On a flat, low pitch, they should also go in with two spinners, even if that means a rather long tail. In conversation with journalists during the net session, Talat Ali Malik, the team manager, seemed to hint that the team management would keep faith in specialist openers. That should mean that Yasir Hameed, who played a superb innings in Bangalore on the 2005 tour, gets a chance to build up a partnership with Salman Butt.
The middle order is where there are fewest problems, with Faisal Iqbal joining the old firm of Younis Khan and Mohammad Yousuf.
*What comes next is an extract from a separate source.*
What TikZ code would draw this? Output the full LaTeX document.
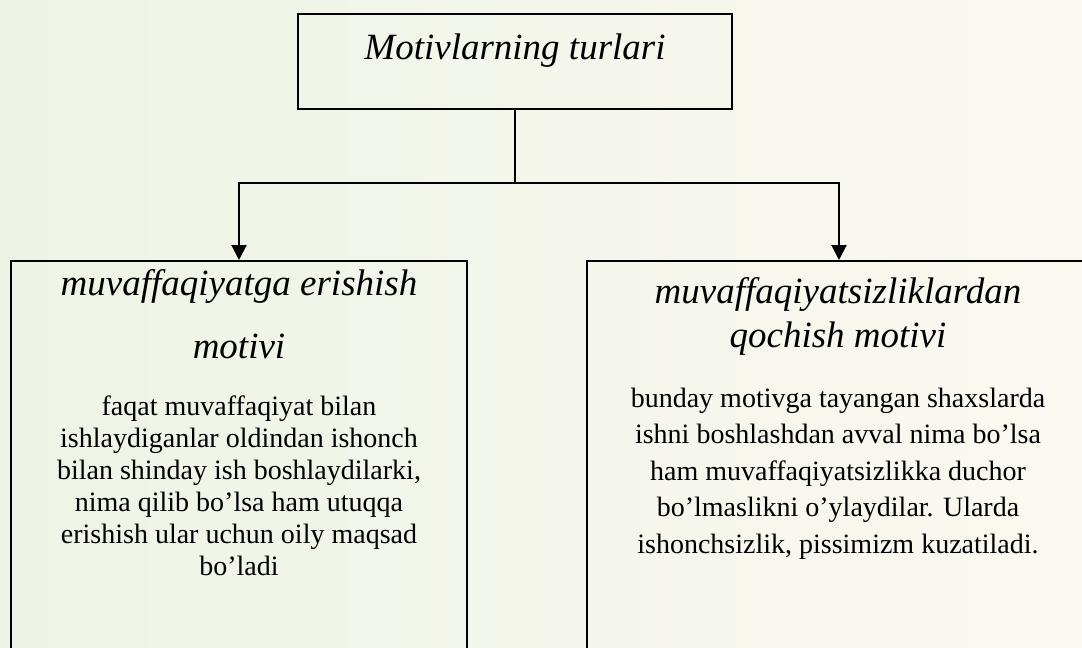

Yousuf's Grey-Nicholls bat is almost incapable of inelegant strokes and he went through almost the entire repertoire in the nets this morning, while Younis was at his ebullient best during the throwing games organised by David Dwyer, the fitness trainer.
Dwyer is the nephew of Bob Dwyer, who coached the greatest Wallaby side of all time to the rugby World Cup in 1991. But working with some of these players is a far cry from training superb athletes like Tim Horan, Jason Little and David Campese. "It's certainly a challenge," he says with a smile. "In Australia, you grow up with such a strong sporting culture. You play cricket or rugby or Aussie Rules, and if anything else, you pop down to the beach for a spot of surfing."
One of his drills has the batsmen up against the bowlers, with the ball being thrown around before someone from the other team can tag you. Initially, it's done with throw to hand, and after that with throws on the bounce. The players enjoy it, and there's plenty of camaraderie within what is largely a young group. After India's dominant displays in the one-day games and their series win in England, they're clearly favourites for the Tests, but as Pakistan showed the last time they journeyed across the border, these tags count for very little.